Et pendant que nous faisons la visite de la maison, et qu’elle me sert à dîner, Pélagie me conte l’installation de mon voisin César, qui n’avait pas de cave voûtée, l’installation dans l’une des miennes, pendant qu’elle prenait possession de l’autre avec la domestique dudit César, et comme quoi n’ayant rien à faire, toutes deux passaient les journées à jouer aux cartes, leurs yeux s’étant habitués à voir dans l’obscurité.

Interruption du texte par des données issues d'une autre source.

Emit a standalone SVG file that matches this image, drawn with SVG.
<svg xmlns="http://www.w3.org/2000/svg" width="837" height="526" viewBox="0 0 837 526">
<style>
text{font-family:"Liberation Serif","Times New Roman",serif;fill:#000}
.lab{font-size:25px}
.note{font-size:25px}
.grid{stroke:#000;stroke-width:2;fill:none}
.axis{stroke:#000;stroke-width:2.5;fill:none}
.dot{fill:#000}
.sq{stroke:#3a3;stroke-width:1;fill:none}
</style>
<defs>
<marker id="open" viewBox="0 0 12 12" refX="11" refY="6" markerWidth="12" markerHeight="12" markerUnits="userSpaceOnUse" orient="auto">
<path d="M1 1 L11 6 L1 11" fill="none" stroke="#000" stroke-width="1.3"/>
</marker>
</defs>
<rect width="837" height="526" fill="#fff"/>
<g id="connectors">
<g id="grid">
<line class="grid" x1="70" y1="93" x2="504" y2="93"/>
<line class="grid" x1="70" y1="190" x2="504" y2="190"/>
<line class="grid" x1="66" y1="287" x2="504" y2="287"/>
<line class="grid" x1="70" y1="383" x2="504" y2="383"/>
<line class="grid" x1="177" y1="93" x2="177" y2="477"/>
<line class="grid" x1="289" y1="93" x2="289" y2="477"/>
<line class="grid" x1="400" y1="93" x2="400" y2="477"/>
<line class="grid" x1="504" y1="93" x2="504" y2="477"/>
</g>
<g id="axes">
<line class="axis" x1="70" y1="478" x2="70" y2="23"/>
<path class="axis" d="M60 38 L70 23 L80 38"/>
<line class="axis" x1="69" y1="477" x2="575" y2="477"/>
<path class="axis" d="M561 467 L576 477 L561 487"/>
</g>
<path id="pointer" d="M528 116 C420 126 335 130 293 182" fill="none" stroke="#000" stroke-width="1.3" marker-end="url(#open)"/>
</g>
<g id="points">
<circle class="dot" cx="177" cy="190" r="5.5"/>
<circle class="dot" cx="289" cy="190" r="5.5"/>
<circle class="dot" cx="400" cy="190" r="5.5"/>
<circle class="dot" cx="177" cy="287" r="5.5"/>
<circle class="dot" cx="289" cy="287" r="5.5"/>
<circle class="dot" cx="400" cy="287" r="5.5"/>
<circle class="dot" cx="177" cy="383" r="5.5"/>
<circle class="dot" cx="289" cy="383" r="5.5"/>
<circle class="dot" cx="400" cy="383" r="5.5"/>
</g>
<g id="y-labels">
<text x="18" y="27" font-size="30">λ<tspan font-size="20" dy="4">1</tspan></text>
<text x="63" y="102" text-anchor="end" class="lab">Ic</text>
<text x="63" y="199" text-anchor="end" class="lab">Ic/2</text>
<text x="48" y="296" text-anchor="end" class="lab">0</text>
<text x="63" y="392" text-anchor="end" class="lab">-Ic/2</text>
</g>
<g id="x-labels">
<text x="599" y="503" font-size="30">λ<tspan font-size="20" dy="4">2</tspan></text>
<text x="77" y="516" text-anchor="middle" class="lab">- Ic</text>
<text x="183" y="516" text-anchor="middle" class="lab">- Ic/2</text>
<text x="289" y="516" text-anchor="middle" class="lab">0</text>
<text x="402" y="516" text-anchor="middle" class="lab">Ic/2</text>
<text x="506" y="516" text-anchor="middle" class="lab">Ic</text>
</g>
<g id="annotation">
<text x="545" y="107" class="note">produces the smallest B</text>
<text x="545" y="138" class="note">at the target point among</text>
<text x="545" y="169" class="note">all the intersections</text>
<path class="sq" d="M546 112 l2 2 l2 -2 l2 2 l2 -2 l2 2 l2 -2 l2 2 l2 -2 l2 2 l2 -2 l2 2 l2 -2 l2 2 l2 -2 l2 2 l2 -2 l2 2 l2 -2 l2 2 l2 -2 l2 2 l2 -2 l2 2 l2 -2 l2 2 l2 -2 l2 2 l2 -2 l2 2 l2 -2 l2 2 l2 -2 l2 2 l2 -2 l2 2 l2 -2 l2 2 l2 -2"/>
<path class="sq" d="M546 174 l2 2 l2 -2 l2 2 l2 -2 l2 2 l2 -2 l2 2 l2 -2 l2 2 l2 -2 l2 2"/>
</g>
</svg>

Elle me conte, lorsque la bombe est tombée dans le jardin, la crainte que le monde de la cave a eue, que la maison ne s’écroulât, tant il s’était fait une écrasante projection de terre sur le toit. Elle me conte ses chamaillades avec les fédérés, voulant enfoncer la porte, voulant s’introduire, sous le prétexte de recherches d’armes et d’hommes, et un jour après une dispute terrible, et même des pierres jetées, un dialogue s’engageant entre elles et ces hommes, qui lui donnaient un pain, dont elle manquait, en lui disant : « Vous pouvez le manger, il n’est pas volé ! » Elle me conte que, dans les derniers temps, les balles traversaient tellement la maison, que lorsque l’on voulait boire, on montait à quatre pattes l’escalier, on plaçait l’arrosoir sous le robinet de la cuisine, et tant pis pour l’eau qui se répandait, on attendait une embellie dans la fusillade, pour reprendre l’arrosoir.